#### WHAT NEEDS TO BE DONE
A single run of lines is to be printed exactly: starting at the line with "Rebuild this chart" and ending at the line with "const H = 755;", both included. Leave the pictures out.

#### ENTRIES PROVIDED
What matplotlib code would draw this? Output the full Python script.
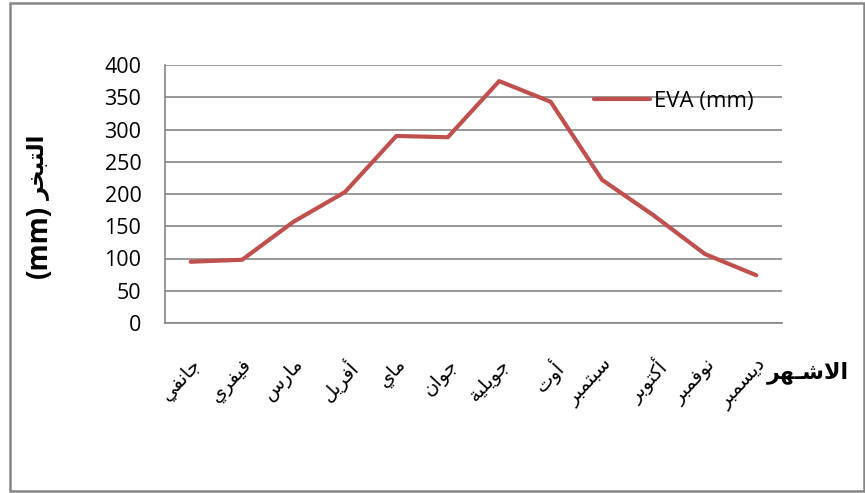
import matplotlib
matplotlib.use("Agg")
import matplotlib.pyplot as plt
from matplotlib.patches import Rectangle

# Monthly evaporation (mm)
months = ["جانفي", "فيفري", "مارس", "أفريل", "ماي", "جوان",
          "جويلية", "أوت", "سبتمبر", "أكتوبر", "نوفمبر", "ديسمبر"]
eva = [95, 98, 157, 203, 290, 288, 375, 343, 222, 167, 107, 74]
yticks = [0, 50, 100, 150, 200, 250, 300, 350, 400]
series_name = "EVA (mm)"
xlabel_ar = "الاشـهر"
ylabel_ar = "التبخر"

# Arabic presentation forms: isolated, final, initial, medial
FORMS = {
    "ا": ("\uFE8D", "\uFE8E", None, None),
    "أ": ("\uFE83", "\uFE84", None, None),
    "ب": ("\uFE8F", "\uFE90", "\uFE91", "\uFE92"),
    "ة": ("\uFE93", "\uFE94", None, None),
    "ت": ("\uFE95", "\uFE96", "\uFE97", "\uFE98"),
    "ج": ("\uFE9D", "\uFE9E", "\uFE9F", "\uFEA0"),
    "خ": ("\uFEA5", "\uFEA6", "\uFEA7", "\uFEA8"),
    "د": ("\uFEA9", "\uFEAA", None, None),
    "ر": ("\uFEAD", "\uFEAE", None, None),
    "س": ("\uFEB1", "\uFEB2", "\uFEB3", "\uFEB4"),
    "ش": ("\uFEB5", "\uFEB6", "\uFEB7", "\uFEB8"),
    "ف": ("\uFED1", "\uFED2", "\uFED3", "\uFED4"),
    "ك": ("\uFED9", "\uFEDA", "\uFEDB", "\uFEDC"),
    "ل": ("\uFEDD", "\uFEDE", "\uFEDF", "\uFEE0"),
    "م": ("\uFEE1", "\uFEE2", "\uFEE3", "\uFEE4"),
    "ن": ("\uFEE5", "\uFEE6", "\uFEE7", "\uFEE8"),
    "ه": ("\uFEE9", "\uFEEA", "\uFEEB", "\uFEEC"),
    "و": ("\uFEED", "\uFEEE", None, None),
    "ي": ("\uFEF1", "\uFEF2", "\uFEF3", "\uFEF4"),
}
LAM_ALEF = {"ا": ("\uFEFB", "\uFEFC"), "أ": ("\uFEF7", "\uFEF8")}
TATWEEL = "\u0640"


def joins_fwd(tok):
    if len(tok) == 2:
        return False
    return tok == TATWEEL or (tok in FORMS and FORMS[tok][2] is not None)


def joins_back(tok):
    return tok[0] == TATWEEL or tok[0] in FORMS


def shape(word):
    """Join Arabic letters and return them in visual (left-to-right) order."""
    tokens = []
    i = 0
    while i < len(word):
        if word[i] == "ل" and i + 1 < len(word) and word[i + 1] in LAM_ALEF:
            tokens.append(word[i:i + 2])
            i += 2
        else:
            tokens.append(word[i])
            i += 1
    out = []
    for k, tok in enumerate(tokens):
        a = k > 0 and joins_fwd(tokens[k - 1]) and joins_back(tok)
        b = k + 1 < len(tokens) and joins_fwd(tok) and joins_back(tokens[k + 1])
        if len(tok) == 2:
            iso, fin = LAM_ALEF[tok[1]]
            out.append(fin if a else iso)
        elif tok == TATWEEL:
            out.append(tok)
        elif tok in FORMS:
            iso, fin, ini, med = FORMS[tok]
            if a and b:
                out.append(med)
            elif a:
                out.append(fin)
            elif b:
                out.append(ini)
            else:
                out.append(iso)
        else:
            out.append(tok)
    return "".join(reversed(out))


plt.rcParams["font.family"] = ["Open Sans", "DejaVu Sans"]

W, H = 865, 493
fig = plt.figure(figsize=(W / 100, H / 100), dpi=100)
ax = fig.add_axes([165 / W, 1 - 323 / H, (782 - 165) / W, (323 - 65) / H])

x = list(range(len(months)))
line, = ax.plot(x, eva, color="#C0504D", lw=3.0, solid_capstyle="round",
                solid_joinstyle="round", label=series_name, zorder=3)

ax.set_xlim(-0.5, len(months) - 0.5)
ax.set_ylim(0, 400)
ax.set_yticks(yticks)
ax.tick_params(axis="y", length=0, labelsize=15.5, pad=17)
ax.tick_params(axis="x", length=0, pad=23)
ax.grid(axis="y", color="#868686", lw=1.2)
ax.set_axisbelow(True)
for side in ("top", "right"):
    ax.spines[side].set_visible(False)
for side in ("left", "bottom"):
    ax.spines[side].set_color("#868686")
    ax.spines[side].set_linewidth(1.2)

ax.set_xticks(x)
ax.set_xticklabels([shape(m) for m in months], rotation=47, ha="right",
                   va="top", rotation_mode="anchor", fontsize=14,
                   family="DejaVu Sans")

# axis titles
fig.text(849 / W, 1 - 373 / H, shape(xlabel_ar), ha="right", va="center",
         fontsize=16, fontweight="bold", family="DejaVu Sans")
fig.text(39 / W, 1 - 241 / H, "(mm)", rotation=90,
         ha="center", va="center", fontsize=20, fontweight="bold")
fig.text(38 / W, 1 - 167 / H, shape(ylabel_ar), rotation=90,
         ha="center", va="center", fontsize=16.5, fontweight="bold",
         family="DejaVu Sans")

fig.legend(handles=[line], loc="center left",
           bbox_to_anchor=(583 / W, 1 - 101 / H), frameon=False,
           fontsize=16, handlelength=2.5, handletextpad=0.2, borderpad=0)

# chart frame
fig.patches.append(Rectangle((10 / W, 1 - 491 / H), (864 - 10) / W,
                             (491 - 3) / H, transform=fig.transFigure,
                             fill=False, edgecolor="#868686", lw=1.8))

fig.savefig("out.png", dpi=100)
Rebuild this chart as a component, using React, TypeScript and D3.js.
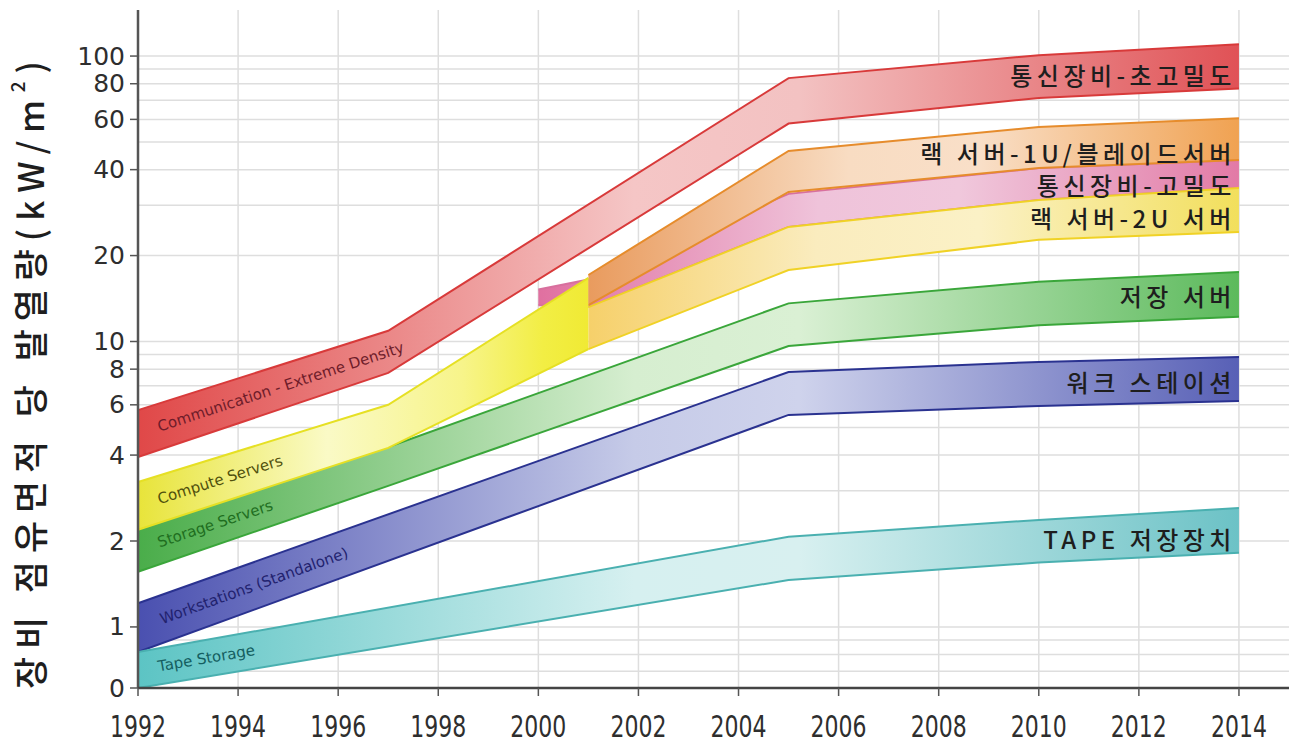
import React from "react";
import * as d3 from "d3";

const W = 1316;
const H = 755;

// ---- axis data ----
const Y_BOTTOM = 0.611; // value drawn at the "0" tick
const Y_TOP = 145;
const xTickYears = [1992, 1994, 1996, 1998, 2000, 2002, 2004, 2006, 2008, 2010, 2012, 2014];
const yTickValues = [Y_BOTTOM, 1, 2, 4, 6, 8, 10, 20, 40, 60, 80, 100];
const yTickLabels = ["0", "1", "2", "4", "6", "8", "10", "20", "40", "60", "80", "100"];
const yGridValues = [0.7, 0.8, 0.9, 1, 2, 3, 4, 5, 6, 7, 8, 9, 10, 20, 30, 40, 50, 60, 70, 80, 90, 100];

// ---- band data (kW/m2) ----
const commExtremeYears = [1992, 1997, 2005, 2010, 2014];
const commExtremeTop = [5.75, 10.9, 83.7, 100.7, 110];
const commExtremeBottom = [3.94, 7.76, 58, 71.3, 77];

const computeYears = [1992, 1997, 2001];
const computeTop = [3.22, 6.0, 16.7];
const computeBottom = [2.19, 4.24, 9.4];

const rack1UYears = [2001, 2005, 2010, 2014];
const rack1UTop = [17.1, 46.5, 56.4, 60.6];
const rack1UBottom = [13.4, 33.4, 40.5, 43.2];

const commHighYears = [2000, 2001, 2005, 2010, 2014];
const commHighTop = [15.2, 16.5, 32.9, 40.5, 43.2];
const commHighBottom = [13.4, 13.2, 25.2, 31.3, 34.5];

const rack2UYears = [2001, 2005, 2010, 2014];
const rack2UTop = [13.2, 25.2, 31.3, 34.5];
const rack2UBottom = [9.4, 17.8, 22.7, 24.2];

const storageYears = [1992, 1997, 2005, 2010, 2014];
const storageTop = [2.24, 4.27, 13.6, 16.2, 17.5];
const storageBottom = [1.56, 3.12, 9.64, 11.4, 12.2];

const workstationYears = [1992, 2005, 2010, 2014];
const workstationTop = [1.21, 7.82, 8.48, 8.83];
const workstationBottom = [0.817, 5.53, 5.94, 6.19];

const tapeYears = [1992, 2005, 2010, 2014];
const tapeTop = [0.817, 2.07, 2.37, 2.61];
const tapeBottom = [0.611, 1.46, 1.68, 1.82];

// ---- labels ----
const englishLabels = [
  "Communication - Extreme Density",
  "Compute Servers",
  "Storage Servers",
  "Workstations (Standalone)",
  "Tape Storage",
];
const englishLabelYears = [1992.4, 1992.4, 1992.4, 1992.45, 1992.4];

const koreanLabels = [
  "통신장비-초고밀도",
  "랙 서버-1U/블레이드서버",
  "통신장비-고밀도",
  "랙 서버-2U 서버",
  "저장 서버",
  "워크 스테이션",
  "TAPE 저장장치",
];

type Band = {
  id: string;
  years: number[];
  top: number[];
  bottom: number[];
  stops: [number, string][];
  stroke: string;
};

const bands: Band[] = [
  {
    id: "commHigh",
    years: commHighYears,
    top: commHighTop,
    bottom: commHighBottom,
    stops: [[0, "#e070a0"], [0.4, "#efc3da"], [0.6, "#f0c8dc"], [1, "#e27aa6"]],
    stroke: "#d8709e",
  },
  {
    id: "rack2U",
    years: rack2UYears,
    top: rack2UTop,
    bottom: rack2UBottom,
    stops: [[0, "#f6d06a"], [0.35, "#faecbe"], [0.6, "#fbf1c6"], [1, "#f2df5c"]],
    stroke: "#f0d226",
  },
  {
    id: "rack1U",
    years: rack1UYears,
    top: rack1UTop,
    bottom: rack1UBottom,
    stops: [[0, "#e99b5e"], [0.4, "#f8dcc2"], [0.6, "#f9dfc8"], [1, "#f0a252"]],
    stroke: "#e68c2c",
  },
  {
    id: "storage",
    years: storageYears,
    top: storageTop,
    bottom: storageBottom,
    stops: [[0, "#4aad4a"], [0.45, "#d6eed0"], [0.6, "#daf0d4"], [1, "#5cba5c"]],
    stroke: "#3aa63a",
  },
  {
    id: "compute",
    years: computeYears,
    top: computeTop,
    bottom: computeBottom,
    stops: [[0, "#e8e43a"], [0.42, "#fafac6"], [0.72, "#f7f48a"], [0.9, "#f2ee44"], [1, "#f0ea34"]],
    stroke: "#e6e024",
  },
  {
    id: "workstation",
    years: workstationYears,
    top: workstationTop,
    bottom: workstationBottom,
    stops: [[0, "#4a50b0"], [0.45, "#c6cbe8"], [0.6, "#cfd3ec"], [1, "#5860b6"]],
    stroke: "#2a3290",
  },
  {
    id: "tape",
    years: tapeYears,
    top: tapeTop,
    bottom: tapeBottom,
    stops: [[0, "#5cc4c4"], [0.45, "#d6f0f0"], [0.6, "#d8f0f0"], [1, "#6cc2c6"]],
    stroke: "#4ab0b0",
  },
  {
    id: "commExtreme",
    years: commExtremeYears,
    top: commExtremeTop,
    bottom: commExtremeBottom,
    stops: [[0, "#e04848"], [0.45, "#f5c6c6"], [0.6, "#f3c2c2"], [1, "#e05256"]],
    stroke: "#d83a3a",
  },
];

// style for labels (not data)
const englishLabelBands = ["commExtreme", "compute", "storage", "workstation", "tape"];
const englishLabelColors = ["#6e1c2a", "#50500c", "#1f6e1f", "#22226e", "#145e60"];
const koreanLabelBands = ["commExtreme", "rack1U", "commHigh", "rack2U", "storage", "workstation", "tape"];
const koreanLabelOffsets = [8, 13, 10, 8, 1, 3, 8];

const x = d3.scaleLinear().domain([1992, 2015]).range([138, 1289]);
const y = d3.scaleLog().domain([Y_BOTTOM, Y_TOP]).range([688, 10]);

function bandById(id: string): Band {
  return bands.find((b) => b.id === id)!;
}

function logInterp(years: number[], vals: number[], t: number): number {
  for (let i = 0; i < years.length - 1; i++) {
    if (t >= years[i] && t <= years[i + 1]) {
      const f = (t - years[i]) / (years[i + 1] - years[i]);
      return Math.exp(Math.log(vals[i]) * (1 - f) + Math.log(vals[i + 1]) * f);
    }
  }
  return vals[vals.length - 1];
}

function midPixel(b: Band, t: number): number {
  const top = y(logInterp(b.years, b.top, t));
  const bot = y(logInterp(b.years, b.bottom, t));
  return (top + bot) / 2;
}

export default function App() {
  const sans = "'DejaVu Sans', Verdana, sans-serif";
  const kr = "'Noto Sans CJK KR', 'Noto Sans', sans-serif";

  return (
    <svg
      width={W}
      height={H}
      viewBox={`0 0 ${W} ${H}`}
      style={{ position: "absolute", left: 0, top: 0, background: "#fff" }}
    >
      <defs>
        {bands.map((b) => (
          <linearGradient
            key={b.id}
            id={`g-${b.id}`}
            gradientUnits="userSpaceOnUse"
            x1={x(b.years[0])}
            x2={x(b.years[b.years.length - 1])}
            y1={0}
            y2={0}
          >
            {b.stops.map(([o, c], i) => (
              <stop key={i} offset={o} stopColor={c} />
            ))}
          </linearGradient>
        ))}
      </defs>

      {/* grid */}
      <g stroke="#dedede" strokeWidth={1.5}>
        {yGridValues.map((v) => (
          <line key={`h${v}`} x1={x(1992)} x2={x(2015)} y1={y(v)} y2={y(v)} />
        ))}
        {xTickYears
          .filter((t) => t > 1992)
          .map((t) => (
            <line key={`v${t}`} x1={x(t)} x2={x(t)} y1={y(Y_TOP)} y2={y(Y_BOTTOM)} />
          ))}
      </g>

      {/* bands */}
      {bands.map((b) => {
        const idx = b.years.map((_, i) => i);
        const areaGen = d3
          .area<number>()
          .x((i) => x(b.years[i]))
          .y0((i) => y(b.bottom[i]))
          .y1((i) => y(b.top[i]));
        const topLine = d3
          .line<number>()
          .x((i) => x(b.years[i]))
          .y((i) => y(b.top[i]));
        const botLine = d3
          .line<number>()
          .x((i) => x(b.years[i]))
          .y((i) => y(b.bottom[i]));
        return (
          <g key={b.id}>
            <path d={areaGen(idx)!} fill={`url(#g-${b.id})`} />
            <path d={topLine(idx)!} fill="none" stroke={b.stroke} strokeWidth={2} />
            <path d={botLine(idx)!} fill="none" stroke={b.stroke} strokeWidth={2} />
          </g>
        );
      })}

      {/* english in-band labels */}
      {englishLabels.map((txt, i) => {
        const b = bandById(englishLabelBands[i]);
        const t = englishLabelYears[i];
        const px = x(t);
        const py = midPixel(b, t);
        const py2 = midPixel(b, t + 1);
        const ang = (Math.atan2(py2 - py, x(t + 1) - px) * 180) / Math.PI;
        return (
          <text
            key={txt}
            transform={`translate(${px},${py}) rotate(${ang})`}
            fontFamily={sans}
            fontSize={15}
            fill={englishLabelColors[i]}
            dominantBaseline="central"
          >
            {txt}
          </text>
        );
      })}

      {/* korean right labels */}
      {koreanLabels.map((txt, i) => {
        const b = bandById(koreanLabelBands[i]);
        const py = midPixel(b, 2014) + koreanLabelOffsets[i];
        return (
          <text
            key={txt}
            x={x(2014) - 3}
            y={py}
            textAnchor="end"
            dominantBaseline="central"
            fontFamily={kr}
            fontSize={24}
            fontWeight={500}
            letterSpacing={4.5}
            fill="#1e1e1e"
          >
            {txt}
          </text>
        );
      })}

      {/* axes */}
      <line x1={x(1992)} x2={x(1992)} y1={y(Y_TOP)} y2={y(Y_BOTTOM)} stroke="#555" strokeWidth={2.5} />
      <line x1={x(1992)} x2={x(2015)} y1={y(Y_BOTTOM)} y2={y(Y_BOTTOM)} stroke="#444" strokeWidth={2.5} />
      {yTickValues.map((v, i) => (
        <g key={`yt${i}`}>
          <line x1={x(1992) - 8} x2={x(1992)} y1={y(v)} y2={y(v)} stroke="#555" strokeWidth={1.5} />
          <text
            x={x(1992) - 13}
            y={y(v)}
            textAnchor="end"
            dominantBaseline="central"
            fontFamily={sans}
            fontSize={25}
            fill="#2e2e2e"
          >
            {yTickLabels[i]}
          </text>
        </g>
      ))}
      {xTickYears.map((t) => (
        <g key={`xt${t}`}>
          <line x1={x(t)} x2={x(t)} y1={y(Y_BOTTOM)} y2={y(Y_BOTTOM) + 8} stroke="#555" strokeWidth={1.5} />
          <text
            x={x(t)}
            y={y(Y_BOTTOM) + 38}
            textAnchor="middle"
            dominantBaseline="central"
            fontFamily={sans}
            fontSize={30}
            textLength={56}
            lengthAdjust="spacingAndGlyphs"
            fill="#2e2e2e"
          >
            {String(t)}
          </text>
        </g>
      ))}

      {/* y-axis title */}
      <text
        transform={`translate(28, ${(60 + 690) / 2}) rotate(-90)`}
        textAnchor="middle"
        dominantBaseline="central"
        fontFamily={kr}
        fontSize={35}
        fontWeight={500}
        fill="#1e1e1e"
        textLength={628}
        lengthAdjust="spacing"
      >
        장비 점유면적 당 발열량(kW/m
        <tspan dy={-12} fontSize={19}>
          2
        </tspan>
        <tspan dy={12}>)</tspan>
      </text>
    </svg>
  );
}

#### THE OUTPUT
Rebuild this chart as a component, using React, TypeScript and D3.js.
import React from "react";
import * as d3 from "d3";

const W = 1316;
const H = 755;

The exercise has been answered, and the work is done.